[Begin]

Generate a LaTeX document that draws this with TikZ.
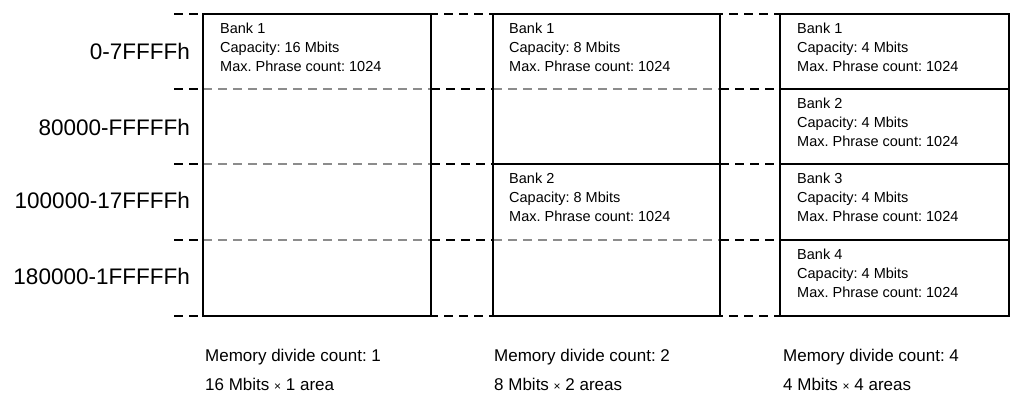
\documentclass[tikz,border=0pt]{standalone}
\usepackage{fontspec}
\setmainfont{Liberation Sans}
\usepackage{tikz}
\frenchspacing
\tikzset{
  mmbox/.style={line width=1.5pt, draw=black},
  mmsep/.style={line width=2.2pt, draw=black, dash pattern=on 9pt off 6pt},
  mmgray/.style={line width=1.6pt, draw=black!45, dash pattern=on 9pt off 6pt},
  mmbank/.style={anchor=north west, inner sep=0pt, align=left, font=\fontsize{14.5}{19}\selectfont},
  mmaddr/.style={anchor=east, inner sep=0pt, font=\fontsize{22.5}{26}\selectfont},
  mmnote/.style={anchor=north west, inner sep=0pt, align=left, font=\fontsize{17}{29}\selectfont},
}
\newcommand{\mmtimes}{{\fontsize{12}{12}\selectfont ×}}

\begin{document}
\begin{tikzpicture}[x=1pt,y=-1pt]
\useasboundingbox (0,0) rectangle (1018,397);
% row borders
\draw[mmsep] (174,14) -- (1009,14);
\draw[mmsep] (174,316) -- (1009,316);
\foreach \yy in {89,164,240} {
  \draw[mmsep] (174,\yy) -- (203,\yy);
  \draw[mmsep] (431,\yy) -- (493,\yy);
  \draw[mmsep] (720,\yy) -- (780,\yy);
  \draw[mmgray] (203,\yy) -- (431,\yy);
  \draw[mmbox] (780,\yy) -- (1009,\yy);
}
\draw[mmgray] (493,89) -- (720,89);
\draw[mmbox] (493,164) -- (720,164);
\draw[mmgray] (493,240) -- (720,240);
% areas
\draw[mmbox] (203,14) rectangle (431,316);
\draw[mmbox] (493,14) rectangle (720,316);
\draw[mmbox] (780,14) rectangle (1009,316);
% address ranges
\node[mmaddr] (ad1) at (190,51) {0-7FFFFh};
\node[mmaddr] (ad2) at (190,127) {80000-FFFFFh};
\node[mmaddr] (ad3) at (190,200) {100000-17FFFFh};
\node[mmaddr] (ad4) at (190,276) {180000-1FFFFFh};
% banks
\node[mmbank] (d1b1) at (220,22.5) {Bank 1\\Capacity: 16 Mbits\\Max. Phrase count: 1024};
\node[mmbank] (d2b1) at (509,22.5) {Bank 1\\Capacity: 8 Mbits\\Max. Phrase count: 1024};
\node[mmbank] (d2b2) at (509,172.5) {Bank 2\\Capacity: 8 Mbits\\Max. Phrase count: 1024};
\node[mmbank] (d4b1) at (797,22.5) {Bank 1\\Capacity: 4 Mbits\\Max. Phrase count: 1024};
\node[mmbank] (d4b2) at (797,97.5) {Bank 2\\Capacity: 4 Mbits\\Max. Phrase count: 1024};
\node[mmbank] (d4b3) at (797,172.5) {Bank 3\\Capacity: 4 Mbits\\Max. Phrase count: 1024};
\node[mmbank] (d4b4) at (797,248.5) {Bank 4\\Capacity: 4 Mbits\\Max. Phrase count: 1024};
% notes
\node[mmnote] (n1) at (205,349) {Memory divide count: 1\\16 Mbits \mmtimes{} 1 area};
\node[mmnote] (n2) at (494,349) {Memory divide count: 2\\8 Mbits \mmtimes{} 2 areas};
\node[mmnote] (n4) at (783,349) {Memory divide count: 4\\4 Mbits \mmtimes{} 4 areas};
\end{tikzpicture}
\end{document}
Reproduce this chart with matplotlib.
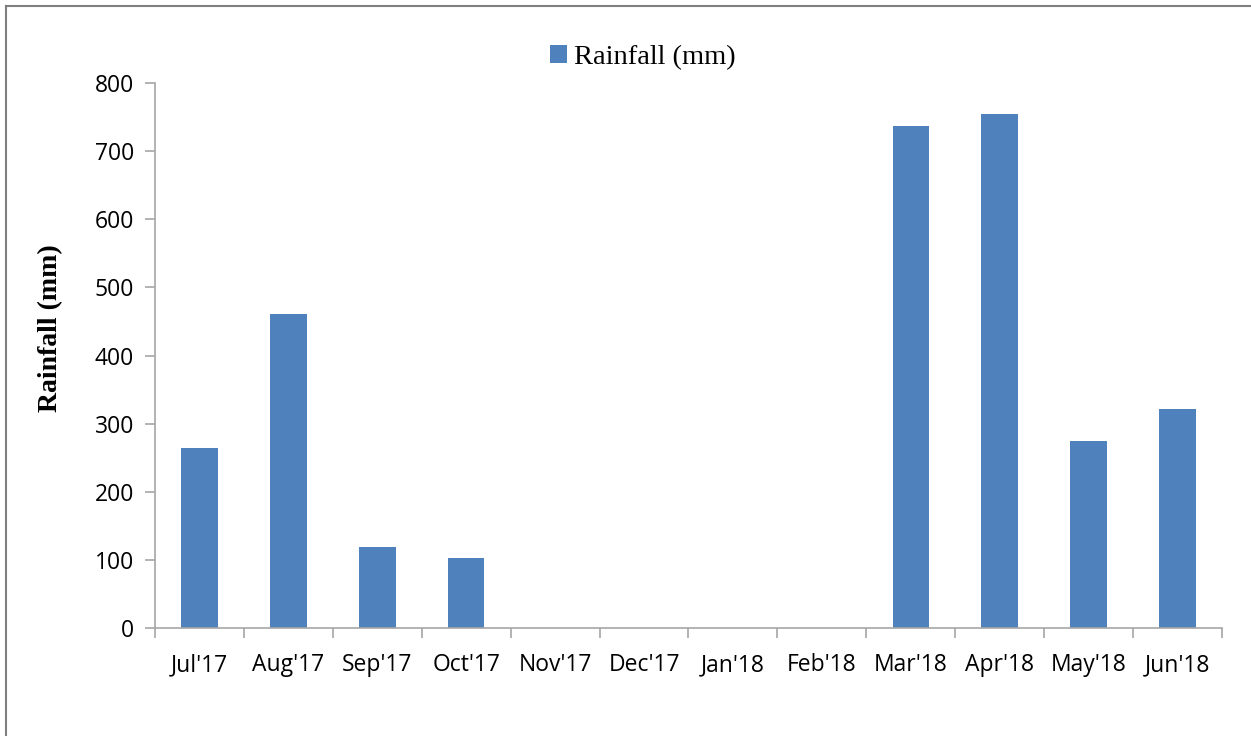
import matplotlib.pyplot as plt
from matplotlib.lines import Line2D

MONTHS = ["Jul'17", "Aug'17", "Sep'17", "Oct'17", "Nov'17", "Dec'17",
          "Jan'18", "Feb'18", "Mar'18", "Apr'18", "May'18", "Jun'18"]
RAINFALL = [264, 461, 119, 103, 0, 0, 0, 0, 737, 755, 275, 322]
Y_TICKS = [0, 100, 200, 300, 400, 500, 600, 700, 800]

BAR_COLOR = "#4f81bd"
AXIS_COLOR = "#a6a6a6"


def main():
    fig = plt.figure(figsize=(12.51, 7.36), dpi=100)
    ax = fig.add_axes([0.1239, 0.1467, 0.8529, 0.7405])

    x = list(range(len(MONTHS)))
    ax.bar(x, RAINFALL, width=0.41, color=BAR_COLOR, label="Rainfall (mm)", zorder=2)

    ax.set_xlim(-0.5, len(MONTHS) - 0.5)
    ax.set_ylim(0, 800)
    ax.set_yticks(Y_TICKS)
    ax.set_yticklabels([str(v) for v in Y_TICKS], fontsize=16.5, family="Open Sans")

    # ticks between categories on x axis
    ax.set_xticks([i - 0.5 for i in range(len(MONTHS) + 1)])
    ax.set_xticklabels([])
    ax.set_xticks(x, minor=True)
    ax.set_xticklabels(MONTHS, minor=True, fontsize=16.5, family="Open Sans")
    ax.tick_params(axis="x", which="minor", length=0, pad=18)
    ax.tick_params(axis="x", which="major", length=7, color=AXIS_COLOR, width=1.2)
    ax.tick_params(axis="y", length=7, color=AXIS_COLOR, width=1.2, pad=8)

    for side in ("top", "right"):
        ax.spines[side].set_visible(False)
    for side in ("left", "bottom"):
        ax.spines[side].set_color(AXIS_COLOR)
        ax.spines[side].set_linewidth(1.2)

    ax.set_ylabel("Rainfall (mm)", fontsize=20, fontweight="bold",
                  family="Liberation Serif", va="center")
    ax.yaxis.set_label_coords(-0.098, 0.55)

    ax.legend(loc="center", bbox_to_anchor=(0.457, 1.046), frameon=False,
              prop={"family": "Liberation Serif", "size": 20.5},
              handlelength=0.6, handleheight=0.6, handletextpad=0.25)

    # outer frame (top and left edges visible in the crop)
    fig.add_artist(Line2D([0.005, 0.005], [0.0, 0.992], color="#7f7f7f", lw=1.5,
                          transform=fig.transFigure))
    fig.add_artist(Line2D([0.005, 1.0], [0.992, 0.992], color="#7f7f7f", lw=1.5,
                          transform=fig.transFigure))

    fig.savefig("out.png", dpi=100)
    plt.close(fig)


if __name__ == "__main__":
    main()
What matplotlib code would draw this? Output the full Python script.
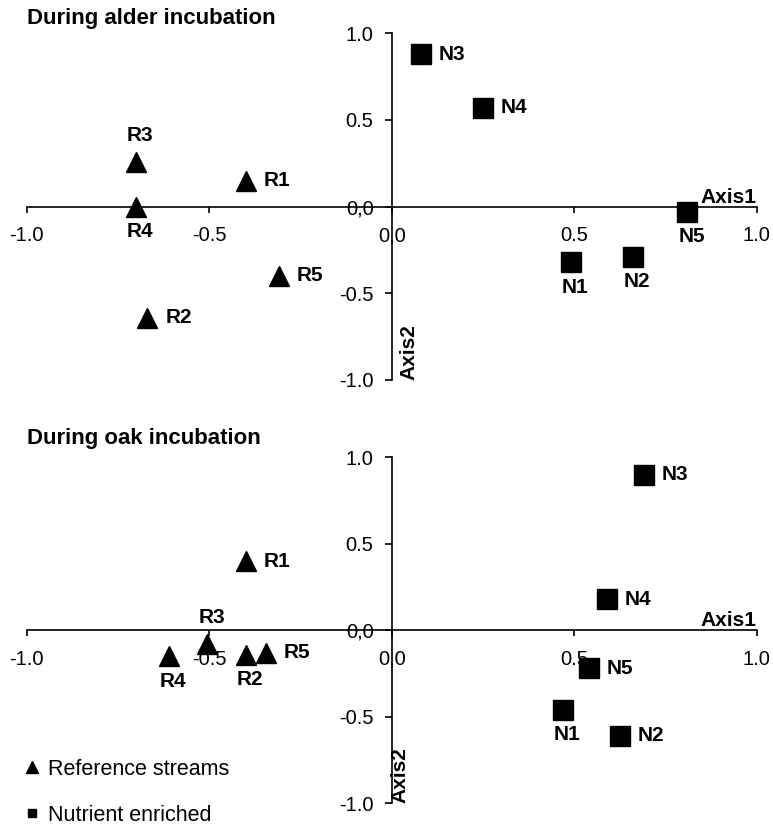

[End]

_What you have to do_:
Repeat all the data as it stands, dropping any images it holds.

_Task output_:
Generate a LaTeX document that draws this with TikZ.
\documentclass[tikz,border=0pt]{standalone}
\usepackage{fontspec}
\setmainfont{Liberation Sans}
\usepackage{tikz}
\frenchspacing
\tikzset{
  mmbox/.style={line width=1.5pt, draw=black},
  mmsep/.style={line width=2.2pt, draw=black, dash pattern=on 9pt off 6pt},
  mmgray/.style={line width=1.6pt, draw=black!45, dash pattern=on 9pt off 6pt},
  mmbank/.style={anchor=north west, inner sep=0pt, align=left, font=\fontsize{14.5}{19}\selectfont},
  mmaddr/.style={anchor=east, inner sep=0pt, font=\fontsize{22.5}{26}\selectfont},
  mmnote/.style={anchor=north west, inner sep=0pt, align=left, font=\fontsize{17}{29}\selectfont},
}
\newcommand{\mmtimes}{{\fontsize{12}{12}\selectfont ×}}

\begin{document}
\begin{tikzpicture}[x=1pt,y=-1pt]
\useasboundingbox (0,0) rectangle (1018,397);
% row borders
\draw[mmsep] (174,14) -- (1009,14);
\draw[mmsep] (174,316) -- (1009,316);
\foreach \yy in {89,164,240} {
  \draw[mmsep] (174,\yy) -- (203,\yy);
  \draw[mmsep] (431,\yy) -- (493,\yy);
  \draw[mmsep] (720,\yy) -- (780,\yy);
  \draw[mmgray] (203,\yy) -- (431,\yy);
  \draw[mmbox] (780,\yy) -- (1009,\yy);
}
\draw[mmgray] (493,89) -- (720,89);
\draw[mmbox] (493,164) -- (720,164);
\draw[mmgray] (493,240) -- (720,240);
% areas
\draw[mmbox] (203,14) rectangle (431,316);
\draw[mmbox] (493,14) rectangle (720,316);
\draw[mmbox] (780,14) rectangle (1009,316);
% address ranges
\node[mmaddr] (ad1) at (190,51) {0-7FFFFh};
\node[mmaddr] (ad2) at (190,127) {80000-FFFFFh};
\node[mmaddr] (ad3) at (190,200) {100000-17FFFFh};
\node[mmaddr] (ad4) at (190,276) {180000-1FFFFFh};
% banks
\node[mmbank] (d1b1) at (220,22.5) {Bank 1\\Capacity: 16 Mbits\\Max. Phrase count: 1024};
\node[mmbank] (d2b1) at (509,22.5) {Bank 1\\Capacity: 8 Mbits\\Max. Phrase count: 1024};
\node[mmbank] (d2b2) at (509,172.5) {Bank 2\\Capacity: 8 Mbits\\Max. Phrase count: 1024};
\node[mmbank] (d4b1) at (797,22.5) {Bank 1\\Capacity: 4 Mbits\\Max. Phrase count: 1024};
\node[mmbank] (d4b2) at (797,97.5) {Bank 2\\Capacity: 4 Mbits\\Max. Phrase count: 1024};
\node[mmbank] (d4b3) at (797,172.5) {Bank 3\\Capacity: 4 Mbits\\Max. Phrase count: 1024};
\node[mmbank] (d4b4) at (797,248.5) {Bank 4\\Capacity: 4 Mbits\\Max. Phrase count: 1024};
% notes
\node[mmnote] (n1) at (205,349) {Memory divide count: 1\\16 Mbits \mmtimes{} 1 area};
\node[mmnote] (n2) at (494,349) {Memory divide count: 2\\8 Mbits \mmtimes{} 2 areas};
\node[mmnote] (n4) at (783,349) {Memory divide count: 4\\4 Mbits \mmtimes{} 4 areas};
\end{tikzpicture}
\end{document}
Reproduce this chart with matplotlib.
import matplotlib.pyplot as plt
from matplotlib.lines import Line2D

MONTHS = ["Jul'17", "Aug'17", "Sep'17", "Oct'17", "Nov'17", "Dec'17",
          "Jan'18", "Feb'18", "Mar'18", "Apr'18", "May'18", "Jun'18"]
RAINFALL = [264, 461, 119, 103, 0, 0, 0, 0, 737, 755, 275, 322]
Y_TICKS = [0, 100, 200, 300, 400, 500, 600, 700, 800]

BAR_COLOR = "#4f81bd"
AXIS_COLOR = "#a6a6a6"


def main():
    fig = plt.figure(figsize=(12.51, 7.36), dpi=100)
    ax = fig.add_axes([0.1239, 0.1467, 0.8529, 0.7405])

    x = list(range(len(MONTHS)))
    ax.bar(x, RAINFALL, width=0.41, color=BAR_COLOR, label="Rainfall (mm)", zorder=2)

    ax.set_xlim(-0.5, len(MONTHS) - 0.5)
    ax.set_ylim(0, 800)
    ax.set_yticks(Y_TICKS)
    ax.set_yticklabels([str(v) for v in Y_TICKS], fontsize=16.5, family="Open Sans")

    # ticks between categories on x axis
    ax.set_xticks([i - 0.5 for i in range(len(MONTHS) + 1)])
    ax.set_xticklabels([])
    ax.set_xticks(x, minor=True)
    ax.set_xticklabels(MONTHS, minor=True, fontsize=16.5, family="Open Sans")
    ax.tick_params(axis="x", which="minor", length=0, pad=18)
    ax.tick_params(axis="x", which="major", length=7, color=AXIS_COLOR, width=1.2)
    ax.tick_params(axis="y", length=7, color=AXIS_COLOR, width=1.2, pad=8)

    for side in ("top", "right"):
        ax.spines[side].set_visible(False)
    for side in ("left", "bottom"):
        ax.spines[side].set_color(AXIS_COLOR)
        ax.spines[side].set_linewidth(1.2)

    ax.set_ylabel("Rainfall (mm)", fontsize=20, fontweight="bold",
                  family="Liberation Serif", va="center")
    ax.yaxis.set_label_coords(-0.098, 0.55)

    ax.legend(loc="center", bbox_to_anchor=(0.457, 1.046), frameon=False,
              prop={"family": "Liberation Serif", "size": 20.5},
              handlelength=0.6, handleheight=0.6, handletextpad=0.25)

    # outer frame (top and left edges visible in the crop)
    fig.add_artist(Line2D([0.005, 0.005], [0.0, 0.992], color="#7f7f7f", lw=1.5,
                          transform=fig.transFigure))
    fig.add_artist(Line2D([0.005, 1.0], [0.992, 0.992], color="#7f7f7f", lw=1.5,
                          transform=fig.transFigure))

    fig.savefig("out.png", dpi=100)
    plt.close(fig)


if __name__ == "__main__":
    main()
What matplotlib code would draw this? Output the full Python script.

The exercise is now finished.